James Abrahams QC and Jessie Bowhill appeared for Nike.
This was a claim for trade mark infringement and passing off relating to the mark “LNDR”, registered in respect of clothing including sportswear. The claim arose out of Nike’s use of the sign “LDNR” as part of an advertising campaign, the object of which had been to promote their famous sportswear brand amongst Londoners.

Nike denied infringement and counterclaimed for a declaration that the trade marks were invalid, on the basis that “LNDR”, as an abbreviation meaning Londoner, was inherently descriptive.
Nike’s case on infringement was that there had not been use in relation to clothing. Nike’s famous trade marks had been used throughout the campaign and, Nike submitted, the average consumer would understand these to denote trade origin.

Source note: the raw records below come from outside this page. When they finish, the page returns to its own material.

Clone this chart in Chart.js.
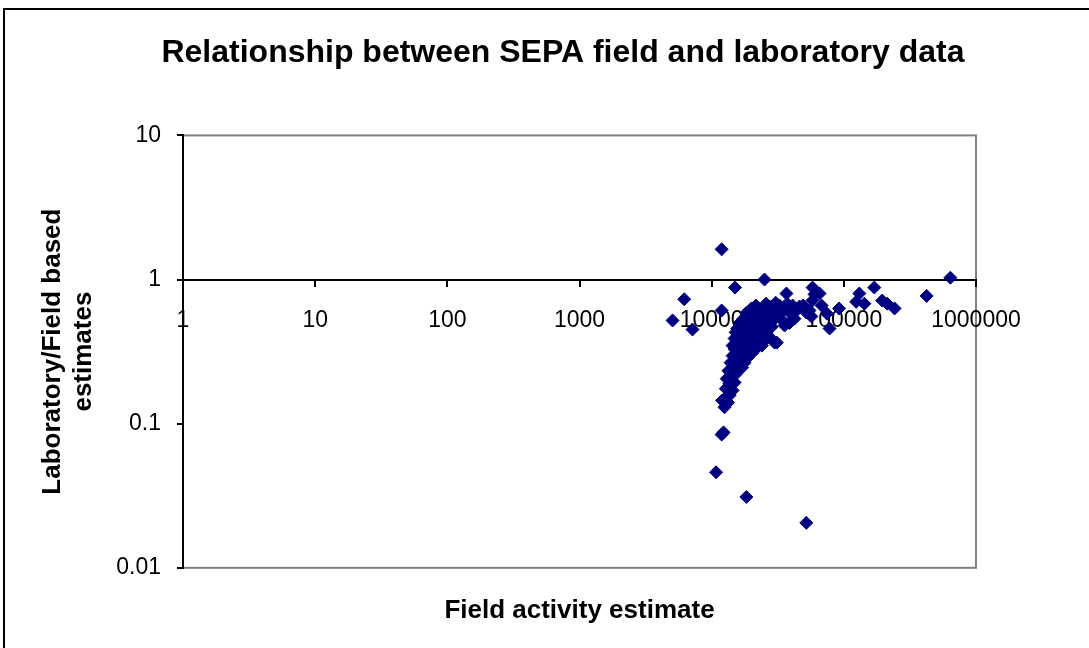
<!DOCTYPE html>
<html>
<head>
<meta charset="utf-8">
<script src="https://cdn.jsdelivr.net/npm/chart.js@4.4.1/dist/chart.umd.min.js"></script>
<style>
  html, body { margin: 0; padding: 0; background: #fff; overflow: hidden; }
  #wrap { position: relative; width: 1089px; height: 648px; }
  #frame { position: absolute; left: 3px; top: 8px; width: 1200px; height: 800px; border: 2px solid #000; pointer-events: none; }
  canvas { position: absolute; left: 0; top: 0; }
</style>
</head>
<body>
<div id="wrap">
  <canvas id="c" width="1089" height="648"></canvas>
  <div id="frame"></div>
</div>
<script>
// Field activity estimate (x) and Laboratory/Field ratio (y)
const fieldActivity = [
  11900, 25100, 15000, 6200, 5060, 7160, 11900, 36800, 58000, 60000,
  65500, 131000, 170000, 195000, 213000, 242000, 423000, 640000, 92000, 124000,
  143000, 78000, 74500, 67900, 10800, 18300, 52000, 12300, 11900, 12500,
  12000, 13300, 12800, 13640, 13000, 14200, 13400, 14600, 13900, 15200,
  14400, 15600, 14900, 16250, 15300, 17000, 15900, 17400, 16600, 18100,
  15200, 17100, 18700, 17700, 19300, 20000, 20700, 21500, 22200, 23000,
  20900, 19300, 18700, 18100, 17400, 17000, 16250, 15600, 15200, 20000,
  21500, 23000, 22200, 20700, 19300, 24000, 25100, 26100, 24600, 27400,
  28500, 26500, 29900, 29200, 31100, 32600, 30500, 33700, 35600, 34300,
  37300, 38800, 41000, 43900, 46200, 49200, 52000, 55000, 57900, 56800,
  31100, 29900, 27400, 25100, 24000, 21600, 20300, 18700, 17700, 17000,
  14900, 14400, 13640, 13300, 15600, 14900, 14400, 17400, 16250, 18400,
  20000, 21600, 24000, 25800, 27400, 35600, 38800, 42300
];
const labFieldRatio = [
  1.62, 1.0, 0.88, 0.73, 0.52, 0.45, 0.61, 0.80, 0.88, 0.79,
  0.80, 0.80, 0.88, 0.715, 0.68, 0.63, 0.77, 1.03, 0.63, 0.70,
  0.68, 0.457, 0.58, 0.66, 0.046, 0.031, 0.0205, 0.087, 0.084, 0.13,
  0.145, 0.157, 0.175, 0.19, 0.205, 0.215, 0.233, 0.245, 0.265, 0.274,
  0.296, 0.31, 0.33, 0.34, 0.365, 0.377, 0.40, 0.415, 0.443, 0.443,
  0.43, 0.48, 0.47, 0.52, 0.535, 0.49, 0.55, 0.52, 0.59, 0.555,
  0.443, 0.41, 0.377, 0.348, 0.32, 0.29, 0.265, 0.24, 0.22, 0.39,
  0.41, 0.443, 0.39, 0.36, 0.33, 0.48, 0.52, 0.455, 0.41, 0.535,
  0.47, 0.59, 0.61, 0.52, 0.555, 0.66, 0.69, 0.59, 0.63, 0.52,
  0.68, 0.59, 0.66, 0.61, 0.65, 0.66, 0.59, 0.61, 0.715, 0.555,
  0.365, 0.365, 0.40, 0.377, 0.348, 0.33, 0.31, 0.287, 0.265, 0.245,
  0.193, 0.17, 0.157, 0.14, 0.457, 0.39, 0.348, 0.535, 0.50, 0.59,
  0.63, 0.66, 0.63, 0.68, 0.65, 0.48, 0.50, 0.535
];
const xTickValues = [1, 10, 100, 1000, 10000, 100000, 1000000];
const yTickValues = [0.01, 0.1, 1, 10];

const FONT = "'Liberation Sans', Arial, Helvetica, sans-serif";

const points = fieldActivity.map((x, i) => ({ x: x, y: labFieldRatio[i] }));

const plotBorder = {
  id: 'plotBorder',
  beforeDraw(chart) {
    const { ctx, chartArea: a } = chart;
    ctx.save();
    ctx.fillStyle = '#fff';
    ctx.fillRect(0, 0, chart.width, chart.height);
    ctx.strokeStyle = '#808080';
    ctx.lineWidth = 2;
    ctx.strokeRect(a.left, a.top, a.right - a.left, a.bottom - a.top);
    ctx.restore();
  }
};

new Chart(document.getElementById('c'), {
  type: 'scatter',
  data: {
    datasets: [{
      label: 'Laboratory/Field',
      data: points,
      pointStyle: 'rectRot',
      pointRadius: 6.5,
      pointHoverRadius: 6.5,
      backgroundColor: '#000080',
      borderColor: '#000080',
      borderWidth: 1
    }]
  },
  options: {
    responsive: false,
    animation: false,
    devicePixelRatio: 1,
    layout: { padding: { left: 37, right: 0, top: 0, bottom: 0 } },
    plugins: {
      legend: { display: false },
      tooltip: { enabled: false },
      title: {
        display: true,
        text: 'Relationship between SEPA field and laboratory data',
        color: '#000',
        font: { family: FONT, size: 32, weight: 'bold', lineHeight: 1.2 },
        padding: { top: 34, bottom: 63 }
      },
      subtitle: {
        display: true,
        position: 'bottom',
        fullSize: false,
        text: 'Field activity estimate',
        color: '#000',
        font: { family: FONT, size: 26, weight: 'bold', lineHeight: 1.2 },
        padding: { top: 27, bottom: 22 }
      }
    },
    scales: {
      x: {
        type: 'logarithmic',
        min: 1,
        max: 1000000,
        position: { y: 1 },
        afterBuildTicks: (s) => { s.ticks = xTickValues.map(v => ({ value: v })); },
        afterFit: (s) => { s.height = 0; },
        ticks: {
          callback: (v) => String(v),
          color: '#000',
          font: { family: FONT, size: 23 },
          padding: 21,
          maxRotation: 0,
          autoSkip: false
        },
        grid: { drawOnChartArea: false, drawTicks: true, tickLength: 6, color: '#000', lineWidth: 2 },
        border: { color: '#000', width: 2 }
      },
      y: {
        type: 'logarithmic',
        min: 0.01,
        max: 10,
        position: 'left',
        afterBuildTicks: (s) => { s.ticks = yTickValues.map(v => ({ value: v })); },
        afterFit: (s) => { s.width = 146; },
        ticks: {
          callback: (v) => String(v),
          color: '#000',
          font: { family: FONT, size: 23 },
          padding: 16,
          autoSkip: false
        },
        grid: { drawOnChartArea: false, drawTicks: true, tickLength: 6, color: '#000', lineWidth: 2 },
        border: { color: '#000', width: 2 },
        title: {
          display: true,
          text: ['Laboratory/Field based', 'estimates'],
          color: '#000',
          font: { family: FONT, size: 26, weight: 'bold', lineHeight: 1.2 },
          padding: { top: 0, bottom: 0 }
        }
      },
      yRight: {
        type: 'linear',
        position: 'right',
        display: true,
        afterFit: (s) => { s.width = 113; },
        grid: { display: false },
        border: { display: false },
        ticks: { display: false }
      }
    }
  },
  plugins: [plotBorder]
});
</script>
</body>
</html>
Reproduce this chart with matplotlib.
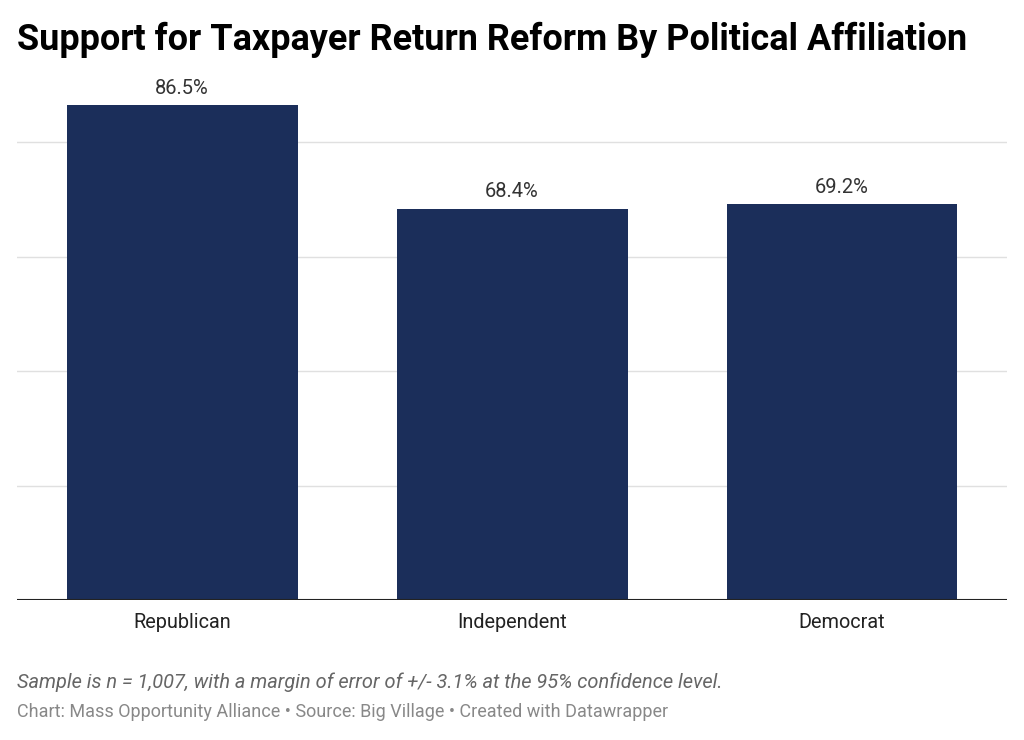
import matplotlib.pyplot as plt

plt.rcParams['font.family'] = ['Roboto', 'DejaVu Sans']

# data
parties = ['Republican', 'Independent', 'Democrat']
support = [86.5, 68.4, 69.2]
grid_ticks = [20, 40, 60, 80]

fig = plt.figure(figsize=(10.24, 7.4), dpi=100)
ax = fig.add_axes([17 / 1024, 1 - 600 / 740, 990 / 1024, 572 / 740])

x = range(len(parties))
ax.bar(x, support, width=0.7, color='#1b2e5a', zorder=2)
for xi, v in zip(x, support):
    ax.text(xi, v + 1.3, f'{v}%', ha='center', va='bottom', fontsize=14.5, color='#333333')

ax.set_xlim(-0.5, 2.5)
ax.set_ylim(0, 100)
for g in grid_ticks:
    ax.axhline(g, color='#e0e0e0', lw=1, zorder=1)
ax.axhline(0, color='#222222', lw=1.5, zorder=3)

ax.set_xticks(list(x))
ax.set_xticklabels(parties, fontsize=14.3, color='#222222')
ax.tick_params(axis='x', length=0, pad=9)
ax.set_yticks([])
for s in ax.spines.values():
    s.set_visible(False)

fig.text(17 / 1024, 1 - 40 / 740, 'Support for Taxpayer Return Reform By Political Affiliation',
         fontsize=25.9, fontweight='bold', va='center', ha='left', color='#000000')
fig.text(17 / 1024, 1 - 682 / 740,
         'Sample is n = 1,007, with a margin of error of +/- 3.1% at the 95% confidence level.',
         fontsize=14.4, style='italic', color='#666666', va='center', ha='left')
fig.text(17 / 1024, 1 - 712 / 740,
         'Chart: Mass Opportunity Alliance \u2022 Source: Big Village \u2022 Created with Datawrapper',
         fontsize=13, color='#888888', va='center', ha='left')

fig.savefig('out.png', dpi=100, facecolor='white')
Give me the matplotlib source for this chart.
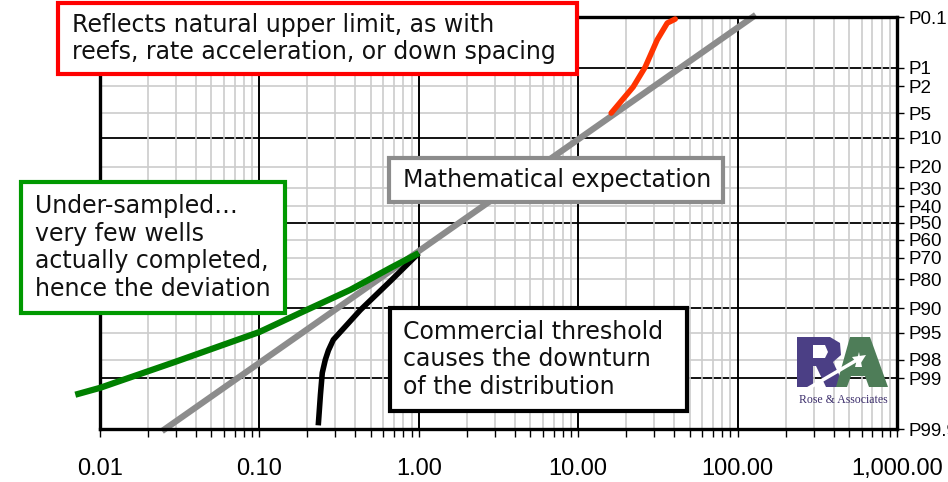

Arnold J rejected Nike’s counterclaim, holding that the mark would not be perceived by the average consumer as denoting a characteristic of clothing. Therefore, the mark was found to be inherently distinctive.

In relation to infringement, Arnold J held that that there had been use in relation to clothing. There had been instances of actual confusion, in which consumers had assumed that the campaign represented a collaboration, and it was held that there was infringement under Article 9(2)(b). Nike was found to not have a defence of descriptive use.